As últimas palavras do menino para mim foram sobre a morte da minha cachorra, em 21/06 último, exato um mês antes da morte dele. Da pastora alemã também falei aqui, nessa espécie de obituário que, sem eu querer, ocupa agora pela segunda vez meu espaço nesta página.

Eis suas últimas palavras, via mensagens de WhatsApp:

[21/6 13:16] Gabriel Vicentin: Nossa... Sinto muito, que notícia mais triste...
[21/6 13:16] Gabriel Vicentin: Mas fizeram tudo o que podiam... Ela foi muito amada e amparada por vocês
[21/6 13:16] Gabriel Vicentin: Agora ela descansou...

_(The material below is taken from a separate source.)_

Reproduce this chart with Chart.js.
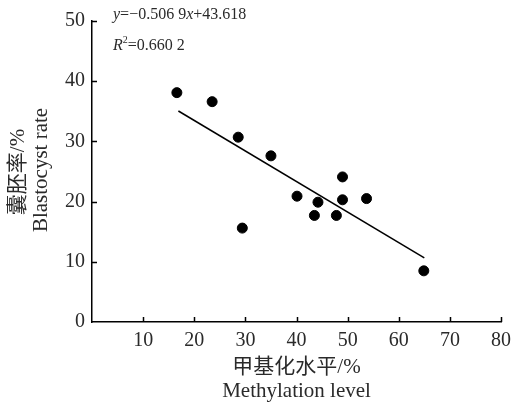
<!DOCTYPE html>
<html>
<head>
<meta charset="utf-8">
<script src="https://cdn.jsdelivr.net/npm/chart.js@4.4.1/dist/chart.umd.min.js"></script>
<style>
  html, body { margin: 0; padding: 0; background: #fff; }
  #wrap { width: 518px; height: 410px; }
</style>
</head>
<body>
<div id="wrap"><canvas id="mycanvas" width="518" height="410"></canvas></div>
<script>
// methylation level (%) vs blastocyst rate (%)
var methylation = [16.6, 23.5, 28.6, 29.4, 35.0, 40.1, 44.2, 43.5, 47.8, 49.0, 49.0, 53.7, 64.9];
var blastocyst  = [38.1, 36.6, 30.7, 15.6, 27.6, 20.9, 19.9, 17.7, 17.7, 24.1, 20.3, 20.5, 8.5];
var slope = -0.5069;
var intercept = 43.618;
var fitRange = [16.9, 65.0];
var xTicks = [10, 20, 30, 40, 50, 60, 70, 80];
var yTicks = [0, 10, 20, 30, 40, 50];

var serif = "'Liberation Serif', 'Noto Sans CJK SC', serif";

var points = [];
for (var i in methylation) {
	points.push({x: methylation[i], y: blastocyst[i]});
}
var fitLine = [
	{x: fitRange[0], y: slope * fitRange[0] + intercept},
	{x: fitRange[1], y: slope * fitRange[1] + intercept}
];

// inward tick marks, axis titles and the regression equation
var extras = {
	id: 'extras',
	afterDraw: function(chart) {
		var c = chart.ctx, a = chart.chartArea;
		var xs = chart.scales.x, ys = chart.scales.y;
		c.save();
		c.strokeStyle = '#000';
		c.lineWidth = 1.5;
		c.beginPath();
		xTicks.forEach(function(v) {
			var px = Math.round(xs.getPixelForValue(v)) + 0.5;
			c.moveTo(px, a.bottom);
			c.lineTo(px, a.bottom - 5);
		});
		yTicks.forEach(function(v) {
			if (v === 0) return;
			var py = Math.round(ys.getPixelForValue(v)) + 0.5;
			c.moveTo(a.left, py);
			c.lineTo(a.left + 5, py);
		});
		c.stroke();

		c.fillStyle = '#2a2a2a';
		c.textAlign = 'center';
		c.textBaseline = 'middle';
		var cx = (a.left + a.right) / 2;
		c.font = '21px ' + serif;
		c.fillText('甲基化水平/%', cx, 367);
		c.fillText('Methylation level', cx, 391);

		c.save();
		c.translate(18, 172);
		c.rotate(-Math.PI / 2);
		c.fillText('囊胚率/%', 0, 0);
		c.restore();
		c.save();
		c.translate(41, 170);
		c.rotate(-Math.PI / 2);
		c.fillText('Blastocyst rate', 0, 0);
		c.restore();

		// equation text, italic variables
		c.textAlign = 'left';
		c.textBaseline = 'alphabetic';
		var x0 = 113, parts = [
			['italic', 'y'], ['normal', '=\u22120.506 9'], ['italic', 'x'], ['normal', '+43.618']
		];
		parts.forEach(function(p) {
			c.font = p[0] + ' 16px ' + serif;
			c.fillText(p[1], x0, 19);
			x0 += c.measureText(p[1]).width;
		});
		x0 = 113;
		c.font = 'italic 16px ' + serif;
		c.fillText('R', x0, 50);
		x0 += c.measureText('R').width;
		c.font = '10px ' + serif;
		c.fillText('2', x0, 43);
		x0 += c.measureText('2').width;
		c.font = '16px ' + serif;
		c.fillText('=0.660 2', x0, 50);
		c.restore();
	}
};

var ctx = document.getElementById('mycanvas');

var chart = new Chart(ctx, {
	type: 'scatter',
	data: {
		datasets: [
			{
				label: 'Blastocyst rate',
				data: points,
				backgroundColor: '#000',
				borderColor: '#000',
				pointRadius: 5,
				pointHoverRadius: 5
			},
			{
				type: 'line',
				label: 'Fit',
				data: fitLine,
				borderColor: '#000',
				borderWidth: 1.5,
				pointRadius: 0,
				fill: false
			}
		]
	},
	options: {
		responsive: false,
		animation: false,
		events: [],
		layout: { padding: { top: 21, right: 11, left: 0, bottom: 0 } },
		plugins: { legend: { display: false }, tooltip: { enabled: false } },
		scales: {
			x: {
				type: 'linear',
				min: 0,
				max: 80,
				afterBuildTicks: function(s) {
					s.ticks = xTicks.map(function(v) { return {value: v}; });
				},
				afterFit: function(s) { s.height = 88; },
				grid: { display: false, drawTicks: false },
				border: { display: true, color: '#000', width: 1.5 },
				ticks: {
					padding: 7,
					color: '#2a2a2a',
					font: { family: serif, size: 20 },
					maxRotation: 0
				}
			},
			y: {
				type: 'linear',
				min: 0,
				max: 50,
				afterBuildTicks: function(s) {
					s.ticks = yTicks.map(function(v) { return {value: v}; });
				},
				afterFit: function(s) { s.width = 92; },
				grid: { display: false, drawTicks: false },
				border: { display: true, color: '#000', width: 1.5 },
				ticks: {
					padding: 7,
					color: '#2a2a2a',
					font: { family: serif, size: 20 }
				}
			}
		}
	},
	plugins: [extras]
});
</script>
</body>
</html>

A ciência é louca! Talvez cientistas mandem robôs para outros planetas porque, no fundo, no fundo, procuram uma explicação para a vida e para a morte. Mas só encontram tremores. A ciência não impediu (com seu milagre, seu sortilégio) a sequência fatal: a queda do menino, a inconsciência e (logo depois?) a ex-consciência. Não encontrou o núcleo, o centro da passagem da consciência para a ex-consciência. Para onde foi a ex-consciência desse menino, afinal?

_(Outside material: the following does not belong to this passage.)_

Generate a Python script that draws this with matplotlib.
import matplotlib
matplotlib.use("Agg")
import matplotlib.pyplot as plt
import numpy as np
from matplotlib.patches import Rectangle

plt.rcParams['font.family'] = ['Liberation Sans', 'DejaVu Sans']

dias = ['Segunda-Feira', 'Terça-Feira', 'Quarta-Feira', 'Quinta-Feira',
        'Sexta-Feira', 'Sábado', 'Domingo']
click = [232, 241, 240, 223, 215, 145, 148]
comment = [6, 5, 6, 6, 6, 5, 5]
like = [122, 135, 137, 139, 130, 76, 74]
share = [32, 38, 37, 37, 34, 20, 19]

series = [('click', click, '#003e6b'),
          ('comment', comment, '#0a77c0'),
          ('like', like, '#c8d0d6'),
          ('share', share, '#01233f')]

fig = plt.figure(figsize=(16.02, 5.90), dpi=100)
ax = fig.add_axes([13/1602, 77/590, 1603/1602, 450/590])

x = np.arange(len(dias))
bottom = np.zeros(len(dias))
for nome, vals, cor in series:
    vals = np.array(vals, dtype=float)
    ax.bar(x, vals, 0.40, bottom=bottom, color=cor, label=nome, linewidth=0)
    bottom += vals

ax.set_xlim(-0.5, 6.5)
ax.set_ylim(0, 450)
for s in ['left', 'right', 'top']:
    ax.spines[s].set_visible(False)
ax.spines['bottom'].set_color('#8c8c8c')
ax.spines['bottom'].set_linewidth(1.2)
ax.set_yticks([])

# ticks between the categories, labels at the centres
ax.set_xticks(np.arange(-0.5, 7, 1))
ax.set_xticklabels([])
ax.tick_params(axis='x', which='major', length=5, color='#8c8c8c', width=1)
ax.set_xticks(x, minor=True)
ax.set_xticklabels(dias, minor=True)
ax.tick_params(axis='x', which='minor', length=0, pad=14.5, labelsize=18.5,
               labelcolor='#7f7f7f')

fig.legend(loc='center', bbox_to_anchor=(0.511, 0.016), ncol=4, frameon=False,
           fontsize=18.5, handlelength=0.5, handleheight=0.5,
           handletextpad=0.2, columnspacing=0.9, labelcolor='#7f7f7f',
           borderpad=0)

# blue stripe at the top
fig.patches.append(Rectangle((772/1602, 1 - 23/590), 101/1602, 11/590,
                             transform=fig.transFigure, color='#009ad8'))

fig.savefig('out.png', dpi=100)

Marte tremeu mais de 700 vezes (certamente em 21/07/2021), de modo tal que os cientistas puderam entender melhor a anatomia do planeta. Os geofísicos planetários, que estudam o “interior profundo” de Marte, confirmaram que o centro do planeta vermelho é “derretido” (o núcleo de metal líquido). “Derretido”? Mas e quanto ao derretimento de nosso profundo interior humano nesta hora? Ficamos apenas com a nebulosa dúvida astrológica, numerológica (o dia 21), com a precisão imprecisa da poesia

Aliás, ao contrário do que diz o poeta, “quando a indesejada das gentes” (a “iniludível” morte) chegou para o menino, nada estava pronto: não havia mesa posta, não havia casa limpa, e nada estava no lugar. Talvez apenas o campo estivesse lavrado, porque a paineira deu painas pela primeira vez aqui na casa, depois de tantos anos, tantos quanto os 26 anos da vida dele —ironia a grama toda forrada da penugem branca da paina! Um leito macio para aquele menino que partia. Nada estava pronto: o menino, para alguns de nós, não estava pronto! Ou estava, e era senhor de seu próprio destino. “Descansou.” A poesia é esta “Consoada”:

“Quando a Indesejada das gentes chegar
(Não sei se dura ou caroável),
talvez eu tenha medo.
Talvez sorria, ou diga:
— Alô, iniludível!
O meu dia foi bom, pode a noite descer.
(A noite com /os seus sortilégios.)
Encontrará lavrado o campo, a casa limpa,
A mesa posta,
Com cada coisa em seu lugar”.
(Manuel Bandeira, “Libertinagem”, 1930).